Reasonable men and women can disagree on whether same-sex unions should be granted legal recognition, or whether such recognition should rise to the level of marriage. The place to work out those disagreements is the democratic arena, not the courtroom.

Well, the court, which decides matters such as these, is an institution in our democracy–a fundamental one, some might not implausibly suggest.  Its decisions necessarily have to do with public policy.  This argument–judicial activism!–really ought to be retired: they're little question-begging argumentative stand-ins.  Make a legal argument against the legal argument.  

Point number two:

The radical transformation of marriage won't end with same-sex weddings.
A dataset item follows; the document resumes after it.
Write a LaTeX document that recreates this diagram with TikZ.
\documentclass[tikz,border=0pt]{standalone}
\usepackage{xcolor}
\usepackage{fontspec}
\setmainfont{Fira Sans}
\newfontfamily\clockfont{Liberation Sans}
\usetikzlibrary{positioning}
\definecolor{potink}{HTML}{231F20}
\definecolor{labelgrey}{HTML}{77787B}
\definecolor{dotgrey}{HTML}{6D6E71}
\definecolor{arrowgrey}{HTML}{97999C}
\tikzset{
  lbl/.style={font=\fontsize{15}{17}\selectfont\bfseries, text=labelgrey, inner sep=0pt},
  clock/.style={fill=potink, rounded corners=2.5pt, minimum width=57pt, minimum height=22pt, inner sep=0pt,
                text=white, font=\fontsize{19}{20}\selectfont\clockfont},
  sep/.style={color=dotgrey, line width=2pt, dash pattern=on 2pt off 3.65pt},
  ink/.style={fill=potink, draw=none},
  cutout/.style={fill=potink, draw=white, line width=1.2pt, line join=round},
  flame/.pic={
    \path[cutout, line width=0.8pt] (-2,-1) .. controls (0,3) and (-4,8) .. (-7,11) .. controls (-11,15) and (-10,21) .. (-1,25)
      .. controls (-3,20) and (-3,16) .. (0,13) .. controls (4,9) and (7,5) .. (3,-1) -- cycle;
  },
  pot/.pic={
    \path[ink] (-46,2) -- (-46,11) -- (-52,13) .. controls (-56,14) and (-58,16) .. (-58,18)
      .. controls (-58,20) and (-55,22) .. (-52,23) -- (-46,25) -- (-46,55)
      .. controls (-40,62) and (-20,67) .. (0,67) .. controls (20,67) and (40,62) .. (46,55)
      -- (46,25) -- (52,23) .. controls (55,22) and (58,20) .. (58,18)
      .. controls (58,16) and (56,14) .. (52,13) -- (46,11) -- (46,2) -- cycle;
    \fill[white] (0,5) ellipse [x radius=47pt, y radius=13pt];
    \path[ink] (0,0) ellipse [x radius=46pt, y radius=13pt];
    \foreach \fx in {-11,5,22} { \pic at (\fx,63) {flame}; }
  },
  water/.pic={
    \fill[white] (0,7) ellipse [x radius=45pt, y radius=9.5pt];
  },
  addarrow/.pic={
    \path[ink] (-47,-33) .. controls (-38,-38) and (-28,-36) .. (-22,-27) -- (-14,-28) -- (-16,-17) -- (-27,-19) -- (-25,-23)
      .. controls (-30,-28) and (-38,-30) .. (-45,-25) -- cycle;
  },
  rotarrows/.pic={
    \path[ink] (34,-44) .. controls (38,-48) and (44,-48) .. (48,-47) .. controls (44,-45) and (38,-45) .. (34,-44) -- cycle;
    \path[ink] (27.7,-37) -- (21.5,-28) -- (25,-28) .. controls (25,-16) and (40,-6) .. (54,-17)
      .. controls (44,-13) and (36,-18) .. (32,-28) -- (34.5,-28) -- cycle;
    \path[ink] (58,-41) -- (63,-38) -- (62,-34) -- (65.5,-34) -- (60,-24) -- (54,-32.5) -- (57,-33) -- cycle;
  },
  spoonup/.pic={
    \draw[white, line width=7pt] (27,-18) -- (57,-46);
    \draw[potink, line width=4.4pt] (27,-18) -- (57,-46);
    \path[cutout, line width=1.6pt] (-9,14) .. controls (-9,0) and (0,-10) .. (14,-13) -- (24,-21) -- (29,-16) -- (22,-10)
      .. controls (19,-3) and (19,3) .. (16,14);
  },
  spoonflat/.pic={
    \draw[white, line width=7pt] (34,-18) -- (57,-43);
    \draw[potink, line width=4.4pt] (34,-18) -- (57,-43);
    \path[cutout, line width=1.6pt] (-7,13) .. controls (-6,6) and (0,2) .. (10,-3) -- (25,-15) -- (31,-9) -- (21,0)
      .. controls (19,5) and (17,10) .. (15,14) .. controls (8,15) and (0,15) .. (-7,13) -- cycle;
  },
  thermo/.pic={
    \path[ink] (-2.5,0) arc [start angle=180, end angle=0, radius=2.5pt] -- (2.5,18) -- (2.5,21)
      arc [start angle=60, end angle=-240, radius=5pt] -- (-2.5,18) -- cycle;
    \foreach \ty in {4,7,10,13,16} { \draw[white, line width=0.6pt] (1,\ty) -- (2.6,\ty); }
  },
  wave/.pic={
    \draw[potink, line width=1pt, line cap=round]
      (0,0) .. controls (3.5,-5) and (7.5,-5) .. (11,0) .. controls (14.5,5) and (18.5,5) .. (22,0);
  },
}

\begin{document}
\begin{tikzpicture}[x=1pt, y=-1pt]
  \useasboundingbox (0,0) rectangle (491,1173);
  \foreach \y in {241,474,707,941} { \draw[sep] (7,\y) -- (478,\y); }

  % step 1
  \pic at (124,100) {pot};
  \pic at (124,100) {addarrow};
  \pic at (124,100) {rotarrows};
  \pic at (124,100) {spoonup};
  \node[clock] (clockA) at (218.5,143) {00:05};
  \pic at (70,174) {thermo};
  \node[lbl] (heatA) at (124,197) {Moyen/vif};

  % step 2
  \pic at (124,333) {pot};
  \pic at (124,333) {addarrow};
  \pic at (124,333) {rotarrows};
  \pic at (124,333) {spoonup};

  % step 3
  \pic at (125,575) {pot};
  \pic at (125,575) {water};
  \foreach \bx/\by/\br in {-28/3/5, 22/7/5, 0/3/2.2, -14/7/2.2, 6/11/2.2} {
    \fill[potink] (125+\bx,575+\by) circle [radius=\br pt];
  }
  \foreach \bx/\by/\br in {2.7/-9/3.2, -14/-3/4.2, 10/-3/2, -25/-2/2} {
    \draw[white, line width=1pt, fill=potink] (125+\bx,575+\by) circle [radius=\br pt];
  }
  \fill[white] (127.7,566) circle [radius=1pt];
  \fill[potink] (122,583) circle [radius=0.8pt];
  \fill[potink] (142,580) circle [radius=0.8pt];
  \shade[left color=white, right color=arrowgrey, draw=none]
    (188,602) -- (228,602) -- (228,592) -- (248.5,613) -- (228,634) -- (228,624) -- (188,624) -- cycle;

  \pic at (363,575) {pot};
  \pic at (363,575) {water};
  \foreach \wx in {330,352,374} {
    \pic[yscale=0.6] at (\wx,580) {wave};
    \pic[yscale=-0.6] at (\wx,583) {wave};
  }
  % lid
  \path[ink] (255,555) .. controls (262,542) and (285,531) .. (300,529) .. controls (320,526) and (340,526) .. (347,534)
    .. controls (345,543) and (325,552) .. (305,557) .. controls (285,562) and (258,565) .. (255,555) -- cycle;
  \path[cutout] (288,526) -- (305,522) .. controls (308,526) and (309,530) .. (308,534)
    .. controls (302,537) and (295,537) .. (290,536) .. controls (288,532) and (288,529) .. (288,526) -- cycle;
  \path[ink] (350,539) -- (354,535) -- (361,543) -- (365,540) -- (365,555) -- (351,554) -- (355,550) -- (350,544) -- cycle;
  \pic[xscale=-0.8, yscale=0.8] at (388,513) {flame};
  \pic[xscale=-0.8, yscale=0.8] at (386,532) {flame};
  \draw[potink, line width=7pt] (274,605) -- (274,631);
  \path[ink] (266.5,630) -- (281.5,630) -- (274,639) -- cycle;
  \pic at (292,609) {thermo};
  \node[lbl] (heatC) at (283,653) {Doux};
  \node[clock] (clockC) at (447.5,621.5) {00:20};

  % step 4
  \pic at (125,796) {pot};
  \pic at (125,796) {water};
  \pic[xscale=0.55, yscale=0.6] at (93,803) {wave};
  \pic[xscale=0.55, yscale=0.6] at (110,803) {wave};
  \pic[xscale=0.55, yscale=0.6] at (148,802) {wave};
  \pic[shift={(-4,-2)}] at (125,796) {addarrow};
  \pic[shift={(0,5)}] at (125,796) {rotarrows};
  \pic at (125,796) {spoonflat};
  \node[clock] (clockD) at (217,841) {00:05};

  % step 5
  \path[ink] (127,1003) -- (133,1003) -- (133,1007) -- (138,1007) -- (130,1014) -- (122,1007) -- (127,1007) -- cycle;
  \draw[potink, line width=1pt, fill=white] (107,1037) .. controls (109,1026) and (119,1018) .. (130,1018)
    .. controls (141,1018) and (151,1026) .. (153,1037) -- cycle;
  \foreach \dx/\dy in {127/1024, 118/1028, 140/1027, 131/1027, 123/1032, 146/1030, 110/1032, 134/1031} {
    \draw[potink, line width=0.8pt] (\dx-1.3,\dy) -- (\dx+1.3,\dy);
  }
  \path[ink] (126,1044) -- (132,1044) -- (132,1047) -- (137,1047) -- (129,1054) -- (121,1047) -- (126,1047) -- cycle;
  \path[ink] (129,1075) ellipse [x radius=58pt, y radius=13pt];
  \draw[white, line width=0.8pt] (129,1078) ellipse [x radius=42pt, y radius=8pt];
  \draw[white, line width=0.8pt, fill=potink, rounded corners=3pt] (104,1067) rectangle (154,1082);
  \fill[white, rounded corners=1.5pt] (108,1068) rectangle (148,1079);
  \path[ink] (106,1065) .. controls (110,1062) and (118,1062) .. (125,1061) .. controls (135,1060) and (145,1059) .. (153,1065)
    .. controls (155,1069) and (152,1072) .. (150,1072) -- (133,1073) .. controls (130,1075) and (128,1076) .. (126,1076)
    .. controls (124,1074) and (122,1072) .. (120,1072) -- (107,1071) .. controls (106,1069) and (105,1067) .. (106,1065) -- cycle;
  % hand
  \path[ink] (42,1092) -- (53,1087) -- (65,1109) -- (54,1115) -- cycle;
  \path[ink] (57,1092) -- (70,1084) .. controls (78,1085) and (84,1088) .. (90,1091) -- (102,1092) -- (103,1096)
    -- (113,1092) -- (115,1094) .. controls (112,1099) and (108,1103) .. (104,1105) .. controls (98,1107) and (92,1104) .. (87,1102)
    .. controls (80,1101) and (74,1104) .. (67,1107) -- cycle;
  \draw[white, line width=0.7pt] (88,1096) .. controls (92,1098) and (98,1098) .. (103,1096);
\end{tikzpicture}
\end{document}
Another well-worn anti gay marriage argument.  Where will it end?  Well, the slope begins with actual marriage, so one can only conclude that the existence of marriage between a "straight" couple will lead to all sorts of weird marriages.  Besides, the problem with this particular variation of the slippery slope argument, it tacitly admits there's nothing wrong with gay marriage–the problem is rather with all of the other crazy marriages that will follow in its wake.  Of course, if there's a problem with those marriages, you can just make arguments against them for what they are (marriage between three), rather than something else they're not (marriage between two consenting adults).

Point number three:

Society has a vested interest in promoting only traditional marriage.
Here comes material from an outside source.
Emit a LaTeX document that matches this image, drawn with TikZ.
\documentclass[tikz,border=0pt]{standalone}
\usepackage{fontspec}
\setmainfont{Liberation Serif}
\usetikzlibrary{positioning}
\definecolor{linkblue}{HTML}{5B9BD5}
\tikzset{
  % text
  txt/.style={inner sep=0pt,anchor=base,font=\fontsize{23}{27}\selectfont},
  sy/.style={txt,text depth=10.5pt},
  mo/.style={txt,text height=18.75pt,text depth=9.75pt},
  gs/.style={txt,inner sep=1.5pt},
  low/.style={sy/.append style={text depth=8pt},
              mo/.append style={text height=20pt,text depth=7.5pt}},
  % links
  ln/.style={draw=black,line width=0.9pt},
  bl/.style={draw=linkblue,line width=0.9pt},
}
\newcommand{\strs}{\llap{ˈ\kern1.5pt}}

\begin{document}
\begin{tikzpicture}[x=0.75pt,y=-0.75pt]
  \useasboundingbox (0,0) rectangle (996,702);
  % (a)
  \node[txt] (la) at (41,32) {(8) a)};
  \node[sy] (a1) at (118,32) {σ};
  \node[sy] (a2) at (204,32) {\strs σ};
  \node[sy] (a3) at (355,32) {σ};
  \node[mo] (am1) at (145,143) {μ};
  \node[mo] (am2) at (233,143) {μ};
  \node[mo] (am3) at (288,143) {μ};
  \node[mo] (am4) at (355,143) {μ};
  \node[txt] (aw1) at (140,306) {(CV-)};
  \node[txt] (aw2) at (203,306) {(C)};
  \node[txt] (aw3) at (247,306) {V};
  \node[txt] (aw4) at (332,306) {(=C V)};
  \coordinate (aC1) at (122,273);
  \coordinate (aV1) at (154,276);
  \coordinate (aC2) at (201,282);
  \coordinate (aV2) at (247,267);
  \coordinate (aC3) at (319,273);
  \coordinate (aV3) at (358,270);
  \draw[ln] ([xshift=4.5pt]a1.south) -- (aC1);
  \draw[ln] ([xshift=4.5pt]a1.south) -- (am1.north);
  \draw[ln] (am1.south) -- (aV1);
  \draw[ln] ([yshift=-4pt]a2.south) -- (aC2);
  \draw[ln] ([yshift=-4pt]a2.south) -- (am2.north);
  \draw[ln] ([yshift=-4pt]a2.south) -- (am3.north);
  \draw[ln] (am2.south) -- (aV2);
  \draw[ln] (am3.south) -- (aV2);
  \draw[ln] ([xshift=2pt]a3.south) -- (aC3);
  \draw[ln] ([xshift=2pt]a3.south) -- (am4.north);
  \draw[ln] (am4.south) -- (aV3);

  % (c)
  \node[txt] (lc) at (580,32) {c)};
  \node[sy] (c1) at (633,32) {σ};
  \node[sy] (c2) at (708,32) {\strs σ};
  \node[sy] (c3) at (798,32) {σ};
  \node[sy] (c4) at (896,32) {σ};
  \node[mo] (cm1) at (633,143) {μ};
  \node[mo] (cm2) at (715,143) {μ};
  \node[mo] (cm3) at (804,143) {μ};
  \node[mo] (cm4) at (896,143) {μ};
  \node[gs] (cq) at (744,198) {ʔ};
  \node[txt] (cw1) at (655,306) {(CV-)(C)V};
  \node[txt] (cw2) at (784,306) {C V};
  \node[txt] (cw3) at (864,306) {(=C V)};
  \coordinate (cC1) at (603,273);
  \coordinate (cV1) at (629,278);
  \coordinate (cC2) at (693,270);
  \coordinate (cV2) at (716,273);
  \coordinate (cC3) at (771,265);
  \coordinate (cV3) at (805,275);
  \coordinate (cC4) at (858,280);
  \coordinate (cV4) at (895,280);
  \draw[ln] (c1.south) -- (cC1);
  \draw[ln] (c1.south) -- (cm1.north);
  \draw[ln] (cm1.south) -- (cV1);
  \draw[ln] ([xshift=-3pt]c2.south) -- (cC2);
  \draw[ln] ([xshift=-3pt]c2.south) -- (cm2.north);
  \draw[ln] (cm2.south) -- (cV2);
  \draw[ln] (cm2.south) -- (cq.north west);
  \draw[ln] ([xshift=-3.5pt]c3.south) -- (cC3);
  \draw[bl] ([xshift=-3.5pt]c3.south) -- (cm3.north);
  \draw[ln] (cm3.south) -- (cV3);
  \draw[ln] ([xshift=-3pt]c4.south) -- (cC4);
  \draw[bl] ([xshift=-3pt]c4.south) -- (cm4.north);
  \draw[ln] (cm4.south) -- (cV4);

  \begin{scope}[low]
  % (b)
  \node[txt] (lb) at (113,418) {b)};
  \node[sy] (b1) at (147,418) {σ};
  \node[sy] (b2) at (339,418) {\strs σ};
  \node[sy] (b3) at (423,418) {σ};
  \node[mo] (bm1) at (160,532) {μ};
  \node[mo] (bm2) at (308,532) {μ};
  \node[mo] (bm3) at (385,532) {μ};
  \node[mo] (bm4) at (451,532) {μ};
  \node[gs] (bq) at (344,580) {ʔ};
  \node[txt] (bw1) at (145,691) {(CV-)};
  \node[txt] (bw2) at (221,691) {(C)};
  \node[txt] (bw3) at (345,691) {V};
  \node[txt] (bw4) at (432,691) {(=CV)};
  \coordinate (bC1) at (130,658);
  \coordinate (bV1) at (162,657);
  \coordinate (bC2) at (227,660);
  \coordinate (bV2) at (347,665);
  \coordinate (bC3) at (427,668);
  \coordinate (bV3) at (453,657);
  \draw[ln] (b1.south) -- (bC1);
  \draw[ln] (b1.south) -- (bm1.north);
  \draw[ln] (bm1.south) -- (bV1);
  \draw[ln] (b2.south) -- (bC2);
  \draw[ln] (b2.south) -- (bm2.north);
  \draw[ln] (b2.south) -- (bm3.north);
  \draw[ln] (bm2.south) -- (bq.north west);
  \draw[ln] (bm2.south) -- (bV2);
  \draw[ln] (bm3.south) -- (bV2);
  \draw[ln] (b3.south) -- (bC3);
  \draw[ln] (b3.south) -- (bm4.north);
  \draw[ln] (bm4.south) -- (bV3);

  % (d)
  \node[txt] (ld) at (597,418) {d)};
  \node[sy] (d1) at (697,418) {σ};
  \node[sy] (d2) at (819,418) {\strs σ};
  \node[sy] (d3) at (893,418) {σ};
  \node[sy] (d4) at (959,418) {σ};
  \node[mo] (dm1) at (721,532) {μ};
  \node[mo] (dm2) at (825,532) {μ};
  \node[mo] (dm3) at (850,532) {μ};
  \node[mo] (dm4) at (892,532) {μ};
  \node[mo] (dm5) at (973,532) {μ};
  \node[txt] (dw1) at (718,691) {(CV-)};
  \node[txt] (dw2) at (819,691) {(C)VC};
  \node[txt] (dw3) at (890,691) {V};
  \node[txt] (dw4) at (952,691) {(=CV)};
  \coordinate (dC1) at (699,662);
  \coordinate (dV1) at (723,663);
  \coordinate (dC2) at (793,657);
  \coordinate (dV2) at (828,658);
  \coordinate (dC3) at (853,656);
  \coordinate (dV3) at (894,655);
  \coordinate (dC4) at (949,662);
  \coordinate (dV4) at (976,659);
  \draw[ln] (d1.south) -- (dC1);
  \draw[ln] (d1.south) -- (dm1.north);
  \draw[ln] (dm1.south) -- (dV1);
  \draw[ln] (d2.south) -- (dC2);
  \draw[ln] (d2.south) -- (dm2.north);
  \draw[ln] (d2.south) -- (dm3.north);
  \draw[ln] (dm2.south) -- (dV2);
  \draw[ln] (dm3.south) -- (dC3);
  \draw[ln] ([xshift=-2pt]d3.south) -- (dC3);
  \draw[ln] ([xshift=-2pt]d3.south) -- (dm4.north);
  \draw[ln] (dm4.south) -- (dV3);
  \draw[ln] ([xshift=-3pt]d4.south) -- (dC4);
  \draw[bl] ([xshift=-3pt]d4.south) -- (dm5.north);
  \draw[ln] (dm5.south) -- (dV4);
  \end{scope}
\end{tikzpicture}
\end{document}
Which is the argument of the gay marriage advocates–they want a traditional marriage too–its legitimacy and legal benefits.  Like the one Britney had–the first one or the second, take your pick.  What's really silly about this claim is that it supposes gay marriage would be some kind of competitor or threat for "traditional" marriage.  This doesn't seem to be the case at all.  If history is any guide, gay couples have existed (with diminished or nonexistent legal status of course) for a very long time.  Their existence hasn't done much to undermine traditional marriage.  Not as much as, say, divorce, infidelity, sports, weight loss or gain, age, youth, or failure to put the toilet seat down.